You could always return it to Bass Pro for a check up. Just be armed with knowledge before you go. An educated consumer usually has the upper hand if they are challenged by a unknowledgeable tech. I've heard some negative things about archery departments in "big box" stores like Bass Pro. I've never tried them and never will. It may cost you a few bucks but you may want to find a true archery pro shop for your future archery needs. Personally, I enjoy the fact that I can now tear down our kids' bow without having to rely on a shop. It's not hard when you have a community like AT to bounce things off of...

Diamond Atomic:
String: 42 1/16"
Cables: 26 1/8"

kerrye
October 2nd, 2013, 08:43 PM
" I've heard some negative things about archery departments in "big box" stores like Bass Pro."

I too, have heard this statement before and would like to set the record straight. I've dealt with three different techs in the Bass Pro main store in Springfield, MO in the last year and all three were knowledgeable, quick to understand a problem and accurate with their work. I bought my Infinite Edge at another big box that basically, has no tech dept. (At the time Bass Pro couldn't keep the Infinite Edge in stock) They told me that every one that came in, left the same day. The fact that I did not buy from Bass Pro has had no effect on how they have taken care of my needs. So, Kudos to BP.

Huntinsker
October 2nd, 2013, 08:56 PM
The uneven twist you are referring to is there by design. It is because the left side yoke leg is farther from the cable slide so it has to be longer than the right. The only way to make it longer and the right shorter is to add twist to the right side. That pulls the axle down on the right so it's more even. If they were the same length, you cams would look like this \ when you draw the bow.

On a side note, never let someone tell you to stay away from a convenient shop just because it's a "big box" store. I can't tell you the number of bows that I've fixed that came from "pro" shops that have been absolute disasters. The pro isn't in the name, it's in the people working there.

olt66
October 2nd, 2013, 10:41 PM
" I've heard some negative things about archery departments in "big box" stores like Bass Pro."

I too, have heard this statement before and would like to set the record straight. I've dealt with three different techs in the Bass Pro main store in Springfield, MO in the last year and all three were knowledgeable, quick to understand a problem and accurate with their work. I bought my Infinite Edge at another big box that basically, has no tech dept. (At the time Bass Pro couldn't keep the Infinite Edge in stock) They told me that every one that came in, left the same day. The fact that I did not buy from Bass Pro has had no effect on how they have taken care of my needs. So, Kudos to BP.


The uneven twist you are referring to is there by design. It is because the left side yoke leg is farther from the cable slide so it has to be longer than the right. The only way to make it longer and the right shorter is to add twist to the right side. That pulls the axle down on the right so it's more even. If they were the same length, you cams would look like this \ when you draw the bow.

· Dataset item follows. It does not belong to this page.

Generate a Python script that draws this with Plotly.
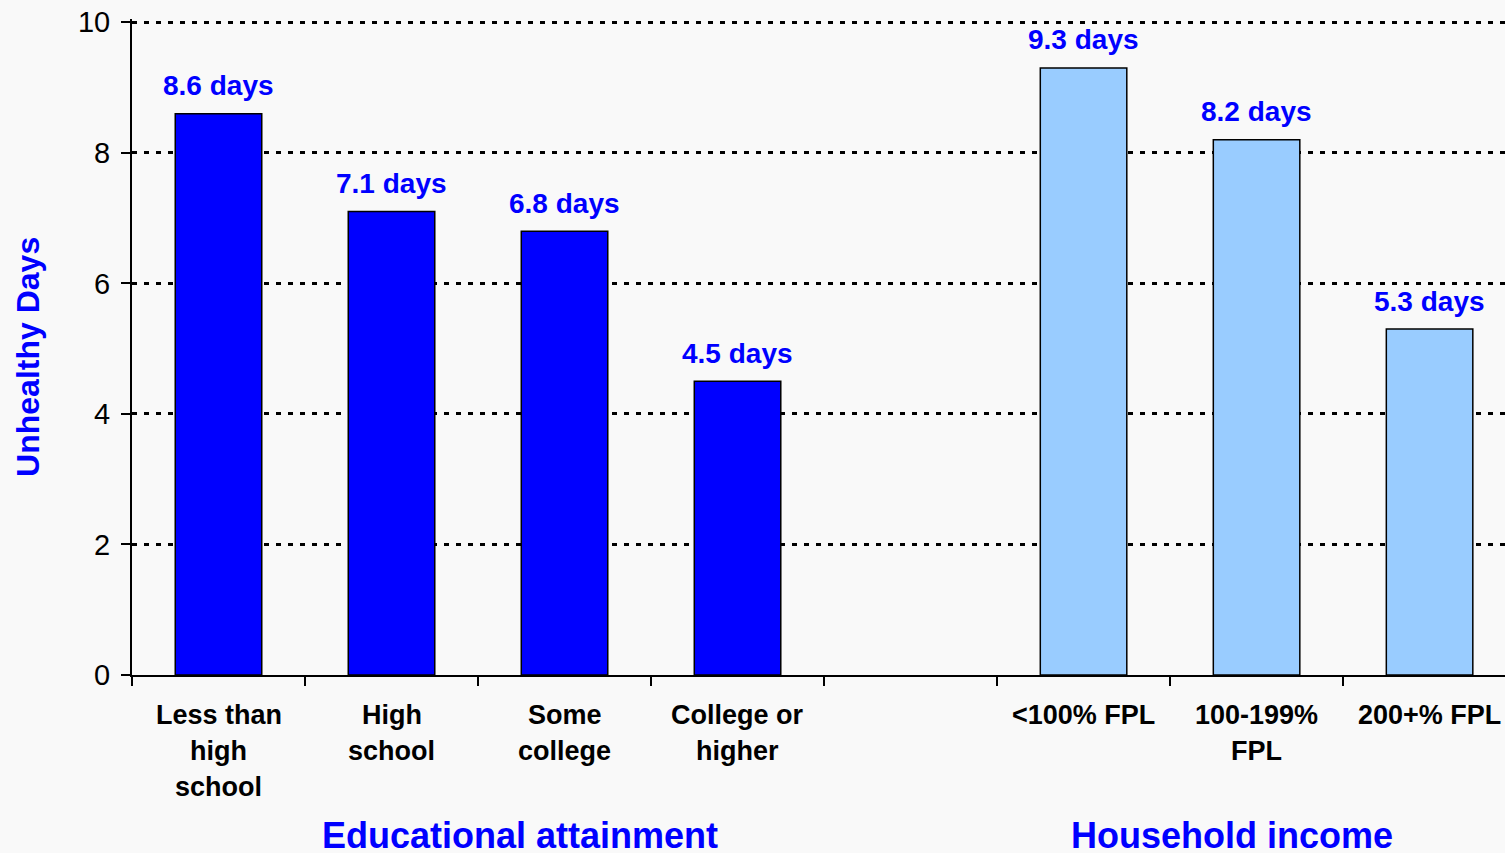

On a side note, never let someone tell you to stay away from a convenient shop just because it's a "big box" store. I can't tell you the number of bows that I've fixed that came from "pro" shops that have been absolute disasters. The pro isn't in the name, it's in the people working there.



See that^^ I warned ya my reply was not up to par...


I saw this when you posted it a few days ago and was hoping someone with more technical knowledge would answer. I'm no authority, so take his for what it's worth... not much.

deerjitsu
October 2nd, 2013, 11:01 PM
I think when it comes to big box stores, individual results vary. The Dick's here in Sterling has a fella named Ralph and he's awesome. He'll do everything you need PROPERLY, and talk to you the entire time. He doesn't try to push on you products. Gives you advice and sends you out the door happy. I've been to "Pro" shops where I've felt more like a hindrance than a customer. I went in wanting to by a specific item and they've pushing their personal choice on me. If you live in the Sterling VA area go check him out for your needs.

JDouglas
October 4th, 2013, 07:37 PM
Thanks for all helpful replies. The cams are nice and straight so the twists are fine as stated above. Sorry if my question seemed dumb but I am new to bows. After reading the directions I was able to change the draw length to 18" to fit my son. The bow tech at Bass Pro had him shoot in the store and kept turning the poundage lower until it was at 8 pounds. The bolts were almost all the way out and you could see daylight through the indicator holes. I switched the cables to the B location by following the directions and was able to screw the bolts back in and maintain the lower weight. Then I noticed the timing was off a bit and I was able to fix this by adjusting the twists on the cables. I had my son shoot it and increased the weight to 11 pounds and he was still shooting comfortably. I took it in to Fin and Feather and had them redo the D Loop because the one from Bass Pro was too small for the release my son uses and also to remove the little brass ring at the knocking point that is not needed. The bow tech adjusted the center shot and I had him shoot it through paper. It made a clean bullet hole. We were both kinda surprised by this. I then had the tech sight it in at 10 yards since I'm a lefty and he was shooting pretty tight groups. This is a great bow for a beginner and I feel lucky to have found such a great bow for my boy. He really loves it.

exrider84
October 9th, 2013, 08:23 PM
like said before, they are great little bows. I bought one for my daughter last year and she loves it. the best thing that you can do for it is to get a set of quality strings. I too bought a set from twisted archer. If you decide to replace them it would be a good time to tear it down and lube the cams since there is no bearings in the little cams. hope I have helped you out a little. but a string and cable will go a long way on the atomic.